Black people, White said, had an extra burden because we needed to be dressed up not just to be considered worthy, but also human.
“How we dressed was a part of our history of oppression and exclusion,” White said. “The neater and the cleaner we were seen to be, the more we thought we would be accepted. It’s all a part of trying to fit in.”
This is why dressing the part has become so important to people of color.
It wasn’t, however, until Eunice Johnson, wife of Ebony and Jet magazine founder John Johnson, introduced the Ebony Fashion Fair in 1958 that black people even have access to designer clothing. The traveling fashion show introduced women, who were unable to shop in high-end stores because they couldn’t try the clothes on, to the biggest names in fashion from Dior to Oscar de la Renta. Imagine the pride these women had when they got their hands on just-off-the-runway clothes. They had made it.

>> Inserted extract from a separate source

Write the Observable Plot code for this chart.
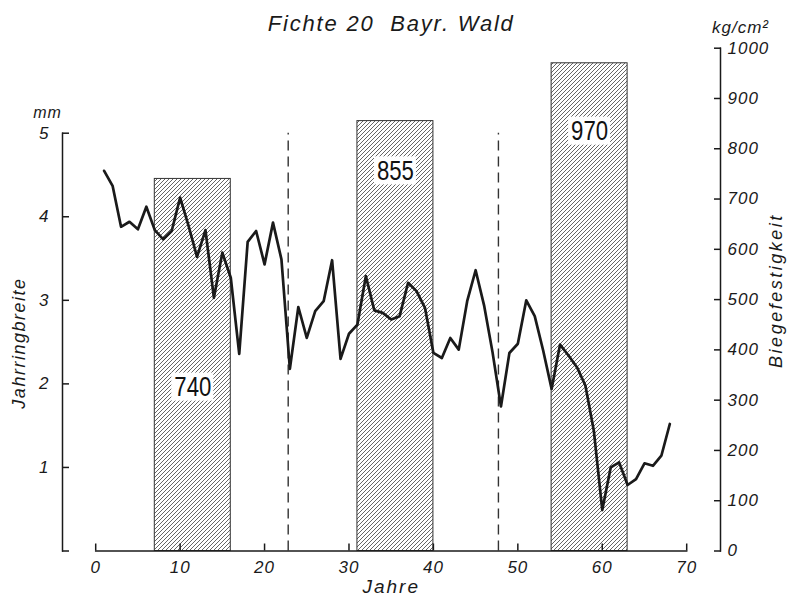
<!DOCTYPE html>
<html>
<head>
<meta charset="utf-8">
<script src="https://cdn.jsdelivr.net/npm/d3@7"></script>
<script src="https://cdn.jsdelivr.net/npm/@observablehq/plot@0.6"></script>
<style>
  body { margin: 0; background: #fff; }
  #chart { position: relative; width: 787px; height: 596px; background: #fff; }
</style>
</head>
<body>
<svg width="0" height="0" style="position:absolute">
  <defs>
    <pattern id="hatch" patternUnits="userSpaceOnUse" width="4" height="4">
      <rect width="4" height="4" fill="#fff"/>
      <path d="M-1,1 l2,-2 M0,4 l4,-4 M3,5 l2,-2" stroke="#555" stroke-width="0.9"/>
    </pattern>
  </defs>
</svg>
<div id="chart"></div>
<script>
// ---- data ----
const years = [1,2,3,4,5,6,7,8,9,10,11,12,13,14,15,16,17,18,19,20,
  21,22,23,24,25,26,27,28,29,30,31,32,33,34,35,36,37,38,39,40,
  41,42,43,44,45,46,47,48,49,50,51,52,53,54,55,56,57,58,59,60,
  61,62,63,64,65,66,67,68];
const ringWidth = [4.55,4.37,3.88,3.94,3.85,4.12,3.84,3.73,3.83,4.23,
  3.89,3.52,3.84,3.03,3.57,3.27,2.36,3.70,3.83,3.43,
  3.93,3.49,2.18,2.92,2.55,2.87,2.99,3.48,2.30,2.60,
  2.71,3.29,2.88,2.85,2.77,2.81,3.21,3.11,2.91,2.37,
  2.31,2.55,2.41,2.99,3.36,2.94,2.38,1.73,2.37,2.48,
  3.00,2.81,2.40,1.94,2.47,2.34,2.20,1.98,1.44,0.49,
  1.00,1.06,0.79,0.86,1.05,1.02,1.14,1.52];
const strengthFrom = [7, 31, 54];
const strengthTo = [16, 40, 63];
const strength = [740, 855, 970];
const strengthLabelAt = [326, 756, 835];
const markYears = [22.8, 47.7];
const mmTicks = [0, 1, 2, 3, 4, 5];
const mmLabels = [1, 2, 3, 4, 5];
const kgTicks = [0, 100, 200, 300, 400, 500, 600, 700, 800, 900, 1000];
const yearTicks = [0, 10, 20, 30, 40, 50, 60, 70];

// ---- layout ----
const W = 787, H = 596;
const xRange = [95.2, 686.2];
const font = "'Liberation Sans', Arial, sans-serif";
const layerStyle = {
  position: "absolute", left: "0px", top: "0px", background: "transparent",
  overflow: "visible", fontFamily: font, fontStyle: "italic", fontSize: "17px",
  letterSpacing: "1px", color: "#1a1a1a"
};
const ink = "#1a1a1a";
const fmt = d => String(d);

const bars = strength.map((v, i) => ({x1: strengthFrom[i], x2: strengthTo[i], v, at: strengthLabelAt[i]}));

// Layer C: strength bars + right axis (kg/cm²)
const plotC = Plot.plot({
  width: W, height: H,
  marginTop: 47.7, marginBottom: 45.5, marginLeft: 62, marginRight: 67,
  x: {domain: [0, 70], range: xRange, axis: null},
  y: {domain: [0, 1000]},
  style: layerStyle,
  marks: [
    Plot.rectY(bars, {x1: "x1", x2: "x2", y: "v", fill: "url(#hatch)", stroke: "#333", strokeWidth: 1}),
    Plot.rect(bars, {x1: "x1", x2: "x2", y1: "at", y2: "at", fill: "white",
      insetLeft: 17, insetRight: 17, insetTop: -14, insetBottom: -14}),
    Plot.text(bars, {x: d => (d.x1 + d.x2) / 2, y: "at", text: d => String(d.v),
      fontSize: 28, fontStyle: "normal", fill: "#111", lineAnchor: "middle"}),
    Plot.frame({anchor: "right", stroke: ink, strokeWidth: 1.5}),
    Plot.axisY({ticks: kgTicks, anchor: "right", tickSize: -7, tickFormat: () => "", strokeWidth: 1.5, stroke: ink, label: null}),
    Plot.axisY({ticks: kgTicks, anchor: "right", tickSize: 0, tickPadding: 7, tickFormat: fmt, label: null, fill: ink}),
    Plot.text(["kg/cm²"], {frameAnchor: "top-right", textAnchor: "middle", lineAnchor: "middle", dx: 20, dy: -21, fontSize: 17, fill: ink}),
    Plot.text(["Biegefestigkeit"], {frameAnchor: "right", textAnchor: "middle", lineAnchor: "middle", rotate: -90, dx: 56, dy: -9, fontSize: 18, fill: ink})
  ]
});

// Layer A: ring width line + left axis (mm)
const plotA = Plot.plot({
  width: W, height: H,
  marginTop: 132.7, marginBottom: 45.5, marginLeft: 62, marginRight: 67,
  x: {domain: [0, 70], range: xRange, axis: null},
  y: {domain: [0, 5]},
  style: layerStyle,
  marks: [
    Plot.ruleX(markYears, {y1: 0, y2: 5, stroke: "#333", strokeWidth: 1.4, strokeDasharray: "10,6"}),
    Plot.line(ringWidth, {x: (d, i) => years[i], y: d => d, stroke: ink, strokeWidth: 2.7}),
    Plot.frame({anchor: "left", stroke: ink, strokeWidth: 1.5}),
    Plot.axisY({ticks: mmTicks, anchor: "left", tickSize: -7, tickFormat: () => "", strokeWidth: 1.5, stroke: ink, label: null}),
    Plot.axisY({ticks: mmLabels, anchor: "left", tickSize: 0, tickPadding: 13, tickFormat: fmt, label: null, fill: ink}),
    Plot.text(["mm"], {frameAnchor: "top-left", textAnchor: "middle", lineAnchor: "middle", dx: -15, dy: -20, fontSize: 16, fill: ink}),
    Plot.text(["Jahrringbreite"], {frameAnchor: "left", textAnchor: "middle", lineAnchor: "middle", rotate: -90, dx: -43, dy: 1, fontSize: 18, fill: ink})
  ]
});

// Layer B: x axis + title
const plotB = Plot.plot({
  width: W, height: H,
  marginTop: 23, marginBottom: 45.5, marginLeft: xRange[0], marginRight: W - xRange[1],
  x: {domain: [0, 70]},
  style: layerStyle,
  marks: [
    Plot.frame({anchor: "bottom", stroke: ink, strokeWidth: 1.5}),
    Plot.axisX({ticks: yearTicks, anchor: "bottom", tickSize: -7, tickFormat: () => "", strokeWidth: 1.5, stroke: ink, label: null}),
    Plot.axisX({ticks: yearTicks, anchor: "bottom", tickSize: 0, tickPadding: 10, tickFormat: fmt, label: null, fill: ink}),
    Plot.text(["Fichte 20  Bayr. Wald"], {frameAnchor: "top", lineAnchor: "middle", fontSize: 22, fill: ink}),
    Plot.text(["Jahre"], {frameAnchor: "bottom", lineAnchor: "middle", dy: 36, fontSize: 19, fill: ink})
  ]
});

const chart = document.getElementById("chart");
chart.append(plotC, plotA, plotB);

// fine typographic spacing (styling only)
const spacing = {"Fichte 20  Bayr. Wald": "1.8px", "Biegefestigkeit": "2.5px", "Jahrringbreite": "1.5px", "Jahre": "2px"};
d3.selectAll("#chart text").each(function () {
  const t = this.textContent;
  if (spacing[t]) this.style.letterSpacing = spacing[t];
  if (strength.map(String).includes(t)) { this.style.letterSpacing = "0px"; this.setAttribute("textLength", 37); this.setAttribute("lengthAdjust", "spacingAndGlyphs"); }
});
</script>
</body>
</html>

Fast forward to the 1980s and the hip hop generation was now introducing these labels to kids whose idea of high fashion was their pressed church clothes. In 1985, Slick Rick told the world how he slid into his brand new Gucci underwear in “La Di Da Di.” That same year, Dapper Dan expanded his underground business from his car to a Harlem storefront and began screen printing Gucci’s interlocking G’s and Louis Vuitton’s LV’s onto jackets and sweatsuits. (Eventually these labels blackballed him, but in recent years, Dan has been doing collaborations with Gucci. About the controversy, he said he was a black man first and invited Gucci’s president Marco Bizzarri to come to Harlem to talk about the drama.)
These days, black pop culture and labels go hand in hand, whether it’s one of the Real Housewives of Atlanta stunting in Christian Louboutins or Migos extolling the fabulousness of Versace or Gucci Mane rocking, well, Gucci.
“You get co-opted,” White said. “You buy into it. You are feeding the beast. The brand becomes a part of your brand and you can’t separate it anymore. You are in their thrall and their power. But it’s never on your terms.”
That’s why it’s time to bump this, and I get that this is crazy coming from someone who has written about fashion for so long. But times have changed and status no longer outweighs what a brand stands for. And there are too many talented designers ― black and white, local and national ― who make great pieces and wouldn’t even think of cashing in on a historical canker for sales.
Let’s just talk about Philadelphia: Just last week I wrote about a designer from the Philadelphia Fashion Incubator, Madelange LaRoche, who designed the clearest of crimson gowns for former Good Day Philadelphia anchor Sheinelle Jones to wear on the annual Red Dress fashion show. Nancy Volpe-Beringer dressed Philadelphia native and Grammy nominee Tierra Whack for the award show Sunday night. And former Philadelphia Fashion Incubator designer in residence Jill Marple McCabe designs wrap dresses to kill.
In fact, McCabe recently designed the blue wrap dress that U.S. Rep. Mary Gay Scanlon of Delaware County wore to D.C. in January when she was sworn in.